Most people fail to remember that Compensation and Benefits are confidential information, and should not be shared with coworkers. Sharing this information can cause conflict between coworkers and management.
9. Appear desperate
As in any relationship, looking desperate is not attractive. There can be a fine line between seeming determined and desperate. Asking to be placed in any position available equates to not having a career in mind. This may make you seem like a flight risk. Yes, it is difficult nowadays to find work, and one cannot be picky; but the interviewer will not be confident you will be able to perform to your full potential if you cannot even create a clear plan for yourself.

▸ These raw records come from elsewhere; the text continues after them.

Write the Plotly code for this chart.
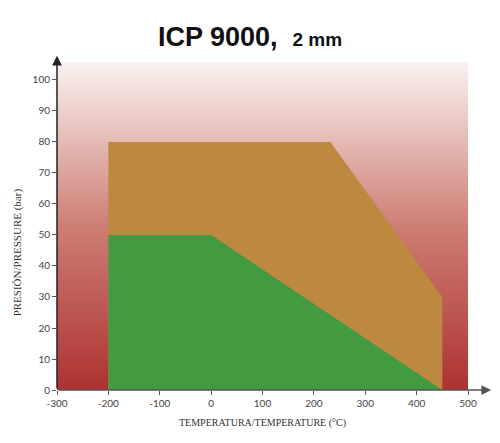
import plotly.graph_objects as go

# Data
x_range = [-300, 500]
y_range = [0, 105.8]
x_ticks = [-300, -200, -100, 0, 100, 200, 300, 400, 500]
x_ticklabels = ["-300", "-200", "-100", "0", "100", "200", "300", "400", "500"]
y_ticks = [0, 10, 20, 30, 40, 50, 60, 70, 80, 90, 100]

orange_t = [-200, -200, 232, 450, 450]
orange_p = [0, 80, 80, 30, 0]
green_t = [-200, -200, 0, 450]
green_p = [0, 50, 50, 0]

fig = go.Figure()

# gradient background
fig.add_trace(go.Scatter(
    x=[x_range[0], x_range[1], x_range[1], x_range[0], x_range[0]],
    y=[y_range[0], y_range[0], y_range[1], y_range[1], y_range[0]],
    mode="lines", line=dict(width=0), fill="toself",
    fillgradient=dict(type="vertical", start=0, stop=y_range[1],
                      colorscale=[[0, "#ad3232"], [0.5, "#cd7e74"], [1, "#faf3f1"]]),
    hoverinfo="skip", showlegend=False))

fig.add_trace(go.Scatter(x=orange_t, y=orange_p, mode="lines", line=dict(width=0),
                         fill="toself", fillcolor="#bd883f", hoverinfo="skip", showlegend=False))
fig.add_trace(go.Scatter(x=green_t, y=green_p, mode="lines", line=dict(width=0),
                         fill="toself", fillcolor="#439a40", hoverinfo="skip", showlegend=False))

tickfont = dict(family="Lato, DejaVu Sans", size=10, color="#444")
fig.update_xaxes(range=x_range, tickvals=x_ticks, ticktext=x_ticklabels, ticks="outside", ticklen=4,
                 tickcolor="#555", showgrid=False, zeroline=False, showline=False, tickfont=tickfont)
fig.update_yaxes(range=y_range, tickvals=y_ticks, ticks="outside", ticklen=4, tickcolor="#555",
                 showgrid=False, zeroline=False, showline=False, tickfont=tickfont)

# axis arrows
fig.add_annotation(x=545, y=0, ax=-300, ay=0, xref="x", yref="y", axref="x", ayref="y",
                   showarrow=True, arrowhead=2, arrowsize=1.3, arrowwidth=1.5, arrowcolor="#555", text="")
fig.add_annotation(x=-300, y=107.8, ax=-300, ay=0, xref="x", yref="y", axref="x", ayref="y",
                   showarrow=True, arrowhead=2, arrowsize=1.3, arrowwidth=1.5, arrowcolor="#222", text="")

fig.add_annotation(text="TEMPERATURA/TEMPERATURE (°C)", x=0.5, y=-0.1, xref="paper", yref="paper",
                   yanchor="middle", showarrow=False,
                   font=dict(family="Liberation Serif, DejaVu Serif", size=10, color="#333"))
fig.add_annotation(text="PRESIÓN/PRESSURE (bar)", x=-0.097, y=0.42, xref="paper", yref="paper",
                   textangle=-90, showarrow=False, xanchor="center", yanchor="middle",
                   font=dict(family="Liberation Serif, DejaVu Serif", size=11, color="#333"))

fig.update_layout(
    width=500, height=443,
    margin=dict(l=49, r=40, t=54, b=61),
    paper_bgcolor="white", plot_bgcolor="white",
    title=dict(text="<b>ICP 9000,</b>  <b><span style='font-size:19px'>2 mm</span></b>",
               x=0.484, xref="container", xanchor="center",
               y=1 - 29 / 443, yref="container", yanchor="middle",
               font=dict(family="Liberation Sans, Arial", size=27, color="#111")),
    showlegend=False,
)

fig.write_html("out.html")
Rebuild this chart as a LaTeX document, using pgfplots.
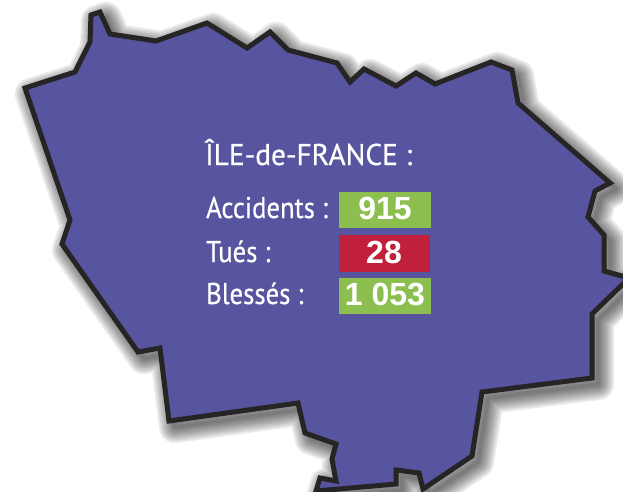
\documentclass[border=0pt]{standalone}
\usepackage{fontspec}
\setmainfont{PT Sans}
\newfontfamily\labelfont{PT Sans}[FakeBold=0.5]
\newfontfamily\numfont{Liberation Sans}[BoldFont={Liberation Sans Bold}]
\usepackage{pgfplots}
\usepackage{pgfplotstable}
\pgfplotsset{compat=1.18}

\definecolor{regionfill}{HTML}{5855A0}
\definecolor{regionline}{HTML}{262425}
\definecolor{okgreen}{HTML}{8DBF50}
\definecolor{badred}{HTML}{C1203D}

\tikzset{
    shadow layer/.style={draw=black, fill=none, opacity=0.085, line join=round},
    box/.style={draw=none, fill=#1},
    rowlabel/.style={anchor=base west, text=white, font=\labelfont\fontsize{30}{36}\selectfont, inner sep=0pt, xscale=0.89},
    rowvalue/.style={anchor=base, text=white, font=\numfont\bfseries\fontsize{32}{36}\selectfont, inner sep=0pt},
}

% outline of the region, in picture pixels
\pgfplotstableread{
x y
25 88
75 72
90 42
91 15
100 12
110 34
156 41
207 23
247 48
270 32
288 50
337 63
350 82
364 69
396 86
416 73
435 84
491 62
512 70
518 103
610 183
595 191
588 217
604 235
604 271
629 278
592 314
592 378
482 392
472 456
423 489
419 473
396 470
396 484
316 491
320 478
336 481
332 459
336 444
305 433
298 403
169 421
160 348
138 352
62 244
70 220
}\mapoutline

\begin{document}
\begin{tikzpicture}
\begin{axis}[
    name=map,
    scale only axis,
    width=623pt, height=491pt,
    xmin=0, xmax=623,
    ymin=0, ymax=491,
    y dir=reverse,
    hide axis,
    clip=true,
]
    % soft drop shadow, strokes only so that the layers fade evenly
    \pgfplotsinvokeforeach{32,28,24,20,16,12,8,4}{
        \addplot[shadow layer, line width=#1pt] table[x expr=\thisrow{x}+6, y expr=\thisrow{y}+6] {\mapoutline} -- cycle;
    }
    \addplot[draw=regionline, fill=regionfill, line width=5pt, line join=miter, miter limit=6] table[x=x, y=y] {\mapoutline} -- cycle;

    \addplot[box=okgreen] coordinates {(339,192) (431,192) (431,228) (339,228)} -- cycle;
    \addplot[box=badred] coordinates {(339,235) (430,235) (430,272) (339,272)} -- cycle;
    \addplot[box=okgreen] coordinates {(339,278) (431,278) (431,314) (339,314)} -- cycle;

    \node[rowlabel, xscale=1.1] at (axis cs:205,165) {ÎLE-de-FRANCE :};
    \node[rowlabel] at (axis cs:206,218) {Accidents :};
    \node[rowlabel] at (axis cs:206,262) {Tués :};
    \node[rowlabel] at (axis cs:206,304) {Blessés :};

    \node[rowvalue] at (axis cs:385,219) {915};
    \node[rowvalue] at (axis cs:384,263) {28};
    \node[rowvalue] at (axis cs:385,305) {1 053};
\end{axis}
% keep the page to the axis box, the shadow layers run past it
\pgfresetboundingbox
\path[use as bounding box] (map.south west) rectangle (map.north east);
\end{tikzpicture}
\end{document}
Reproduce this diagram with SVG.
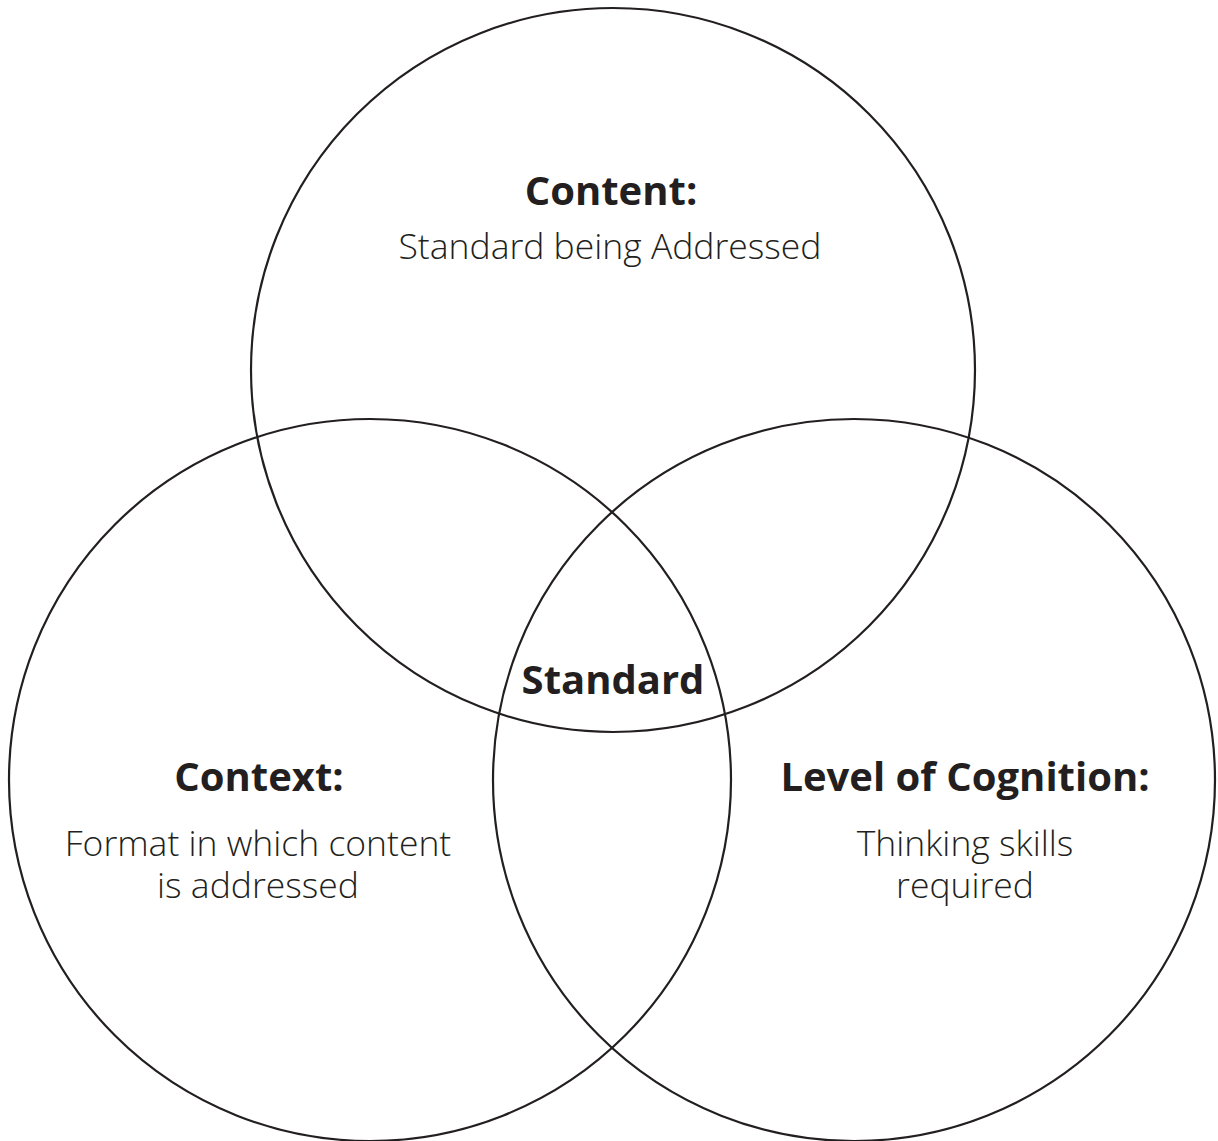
<svg xmlns="http://www.w3.org/2000/svg" width="1218" height="1141" viewBox="0 0 1218 1141">
<style>
.c{fill:none;stroke:#231f20;stroke-width:2.2}
.h{font-family:"Open Sans","Noto Sans",sans-serif;font-weight:bold;font-size:40px;fill:#231f20;text-anchor:middle}
.b{font-family:"Open Sans","Noto Sans",sans-serif;font-weight:300;font-size:35.5px;fill:#231f20;text-anchor:middle}
</style>
<rect width="1218" height="1141" fill="#fff"/>
<g id="content">
<circle class="c" cx="613" cy="370" r="362"/>
<text class="h" x="611" y="205">Content:</text>
<text class="b" x="610" y="259">Standard being Addressed</text>
</g>
<g id="context">
<circle class="c" cx="370" cy="780" r="361"/>
<text class="h" x="259" y="791">Context:</text>
<text class="b" x="258" y="856">Format in which content</text>
<text class="b" x="258" y="898">is addressed</text>
</g>
<g id="cognition">
<circle class="c" cx="854" cy="780" r="361"/>
<text class="h" x="965" y="791">Level of Cognition:</text>
<text class="b" x="965" y="856">Thinking skills</text>
<text class="b" x="965" y="898">required</text>
</g>
<g id="standard">
<text class="h" x="613" y="694">Standard</text>
</g>
<g id="connectors"></g>
</svg>
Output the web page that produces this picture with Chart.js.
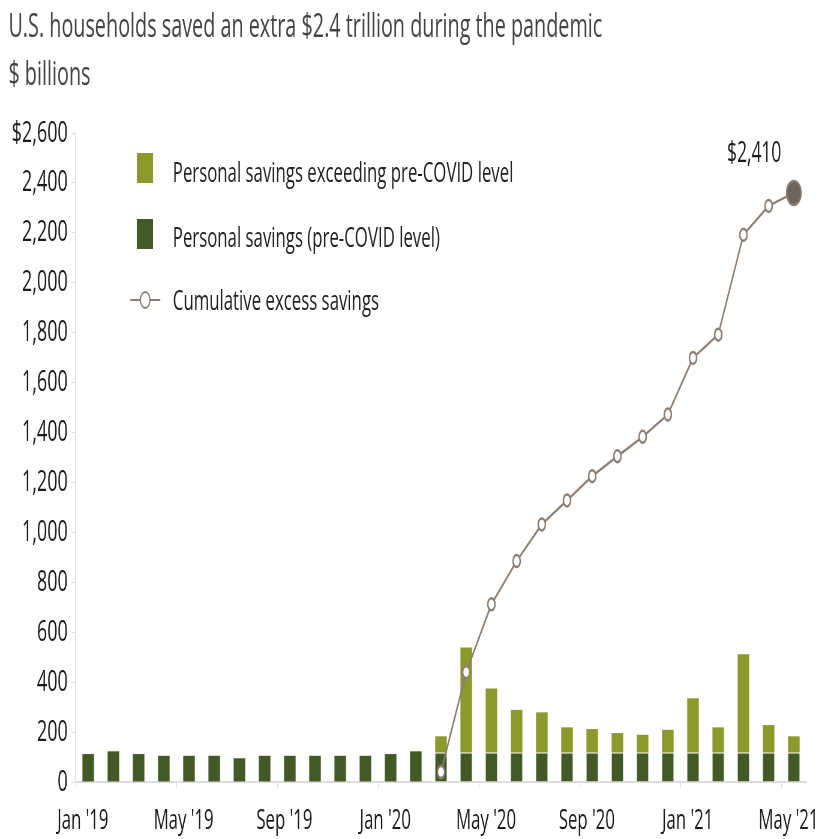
<!DOCTYPE html>
<html>
<head>
<meta charset="utf-8">
<script src="https://cdn.jsdelivr.net/npm/chart.js@4.4.0/dist/chart.umd.min.js"></script>
<style>
  html, body { margin: 0; padding: 0; background: #fff; overflow: hidden; }
  /* the reference is squeezed horizontally, so draw wide and squeeze */
  #page { position: absolute; left: 0; top: 0; width: 1368px; height: 839px;
          transform: scaleX(0.6); transform-origin: 0 0;
          font-family: 'Open Sans', sans-serif; color: #222; }
  #chart { position: absolute; left: 0; top: 0; }
  .txt { position: absolute; white-space: nowrap; font-size: 28px; line-height: 28px; }
  .title { left: 14px; top: 8px; font-size: 33px; line-height: 33px; color: #444; }
  .sub { left: 14px; top: 56px; font-size: 33px; line-height: 33px; color: #444; }
  .sq { position: absolute; left: 228px; width: 27px; height: 30px; }
  .lg-line { position: absolute; left: 217px; top: 299px; width: 50px; height: 2px; background: #8a7d74; }
  .lg-dot { position: absolute; left: 233px; top: 291px; width: 14px; height: 14px;
            border: 2px solid #8a7d74; border-radius: 50%; background: #fff; }
</style>
</head>
<body>
<div id="page">
  <canvas id="chart" width="1368" height="839"></canvas>
  <div class="txt title">U.S. households saved an extra $2.4 trillion during the pandemic</div>
  <div class="txt sub">$ billions</div>

  <div class="sq" style="top:153px; background:#8c9a2c;"></div>
  <div class="txt" style="left:288px; top:157px;">Personal savings exceeding pre-COVID level</div>
  <div class="sq" style="top:219px; background:#435a26;"></div>
  <div class="txt" style="left:288px; top:222px;">Personal savings (pre-COVID level)</div>
  <div class="lg-line"></div>
  <div class="lg-dot"></div>
  <div class="txt" style="left:288px; top:285px;">Cumulative excess savings</div>
</div>

<script>
// Months, Jan 2019 - May 2021
const months = [
    "Jan '19", "Feb '19", "Mar '19", "Apr '19", "May '19", "Jun '19",
    "Jul '19", "Aug '19", "Sep '19", "Oct '19", "Nov '19", "Dec '19",
    "Jan '20", "Feb '20", "Mar '20", "Apr '20", "May '20", "Jun '20",
    "Jul '20", "Aug '20", "Sep '20", "Oct '20", "Nov '20", "Dec '20",
    "Jan '21", "Feb '21", "Mar '21", "Apr '21", "May '21"
];

// Personal savings up to the pre-COVID level ($ billions)
const preCovidSavings = [
    112, 123, 112, 105, 105, 105, 95, 105, 105, 105, 105, 105,
    112, 123, 118, 118, 118, 118, 118, 118, 118, 118, 118, 118,
    118, 118, 118, 118, 118
];

// Savings above the pre-COVID level
const excessSavings = [
    null, null, null, null, null, null, null, null, null, null, null, null,
    null, null, 65, 421, 257, 171, 161, 101, 94, 78, 71, 91,
    218, 101, 394, 110, 65
];

// Running total of excess savings
const cumulativeExcess = [
    null, null, null, null, null, null, null, null, null, null, null, null,
    null, null, 40, 440, 712, 885, 1032, 1128, 1225, 1305, 1383, 1472,
    1699, 1792, 2192, 2308, 2360
];

const yTickValues = [0, 200, 400, 600, 800, 1000, 1200, 1400, 1600, 1800, 2000, 2200, 2400, 2600];
const lastLabel = '$2,410';

const lineColor = '#8a7d74';
const lastIndex = cumulativeExcess.length - 1;
const tickFont = { family: "'Open Sans', sans-serif", size: 30 };

// Label next to the final point
const endLabel = {
    id: 'endLabel',
    afterDatasetsDraw(chart) {
        const meta = chart.getDatasetMeta(2);
        const pt = meta.data[lastIndex];
        const ctx = chart.ctx;
        ctx.save();
        ctx.font = "29px 'Open Sans', sans-serif";
        ctx.fillStyle = '#1a1a1a';
        ctx.textAlign = 'center';
        ctx.textBaseline = 'alphabetic';
        ctx.fillText(lastLabel, pt.x - 66, pt.y - 31);
        ctx.restore();
    }
};

const ctx = document.getElementById('chart').getContext('2d');
new Chart(ctx, {
    type: 'bar',
    data: {
        labels: months,
        datasets: [
            {
                label: 'Personal savings (pre-COVID level)',
                data: preCovidSavings,
                backgroundColor: '#435a26',
                borderColor: 'rgba(255,255,255,0.35)',
                borderWidth: c => c.dataIndex >= 14 ? { top: 1, left: 0, right: 0, bottom: 0 } : 0,
                borderSkipped: false,
                stack: 'bars',
                order: 1,
                categoryPercentage: 1,
                barPercentage: 0.46
            },
            {
                label: 'Personal savings exceeding pre-COVID level',
                data: excessSavings,
                backgroundColor: '#8c9a2c',
                borderWidth: 0,
                stack: 'bars',
                order: 1,
                categoryPercentage: 1,
                barPercentage: 0.46
            },
            {
                type: 'line',
                label: 'Cumulative excess savings',
                data: cumulativeExcess,
                borderColor: lineColor,
                borderWidth: 2.5,
                pointRadius: c => c.dataIndex === lastIndex ? 12 : 6,
                pointBorderWidth: 2.5,
                pointBorderColor: lineColor,
                pointBackgroundColor: c => c.dataIndex === lastIndex ? '#6f645c' : '#fff',
                tension: 0,
                stack: 'line',
                order: 0
            }
        ]
    },
    plugins: [endLabel],
    options: {
        responsive: false,
        animation: false,
        layout: { padding: { top: 133, right: 24, bottom: 0, left: 0 } },
        plugins: {
            legend: { display: false },
            tooltip: { enabled: false }
        },
        scales: {
            x: {
                stacked: true,
                afterFit: s => { s.height = 57; s.paddingLeft = 0; s.paddingRight = 0; },
                grid: {
                    offset: true,
                    drawOnChartArea: false,
                    tickLength: 6,
                    color: c => c.index % 4 === 0 ? '#d8d8d8' : 'rgba(0,0,0,0)'
                },
                border: { color: '#dddddd', width: 2 },
                ticks: {
                    autoSkip: false,
                    maxRotation: 0,
                    padding: 16,
                    labelOffset: -9,
                    color: '#1a1a1a',
                    font: { family: "'Open Sans', sans-serif", size: 28 },
                    callback: (v, i) => i % 4 === 0 ? months[i] : ''
                }
            },
            y: {
                stacked: true,
                min: 0,
                max: 2600,
                afterFit: s => { s.width = 126; },
                afterBuildTicks: s => { s.ticks = yTickValues.map(v => ({ value: v })); },
                grid: { drawOnChartArea: false, tickLength: 7, color: '#dddddd' },
                border: { color: '#e2e2e2', width: 2 },
                ticks: {
                    padding: 6,
                    color: '#1a1a1a',
                    font: tickFont,
                    callback: v => v === 2600 ? '$2,600' : v.toLocaleString('en-US')
                }
            }
        }
    }
});
</script>
</body>
</html>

One of the first lessons we are taught as children is to be honest. As we grow up, this value will be challenged many times. However, integrity and credibility are the most important values one can possess. These are values employers place above the rest. By lying, you are risking more serious repercussions and an even bigger humiliation.
Disclose relevant information during the interview, such as having relatives working in a competing business. Answer each question honestly, but be aware that you do not have to volunteer “unnecessary” information either.
An interview is a conversation, not an interrogation. You are encouraged to ask questions, about the application process, the company, or the job description, and to clarify things that may seem unclear to you. Remember that this meeting can be mutually beneficial: while you are being assessed by the recruiter if you will fit the company, this is also the time for you to assess if you see yourself in this environment.
Your interviewer will not bite your head off. Once you keep in mind that it is just an interview and does not necessarily reflect on you as a person, things should be less taxing.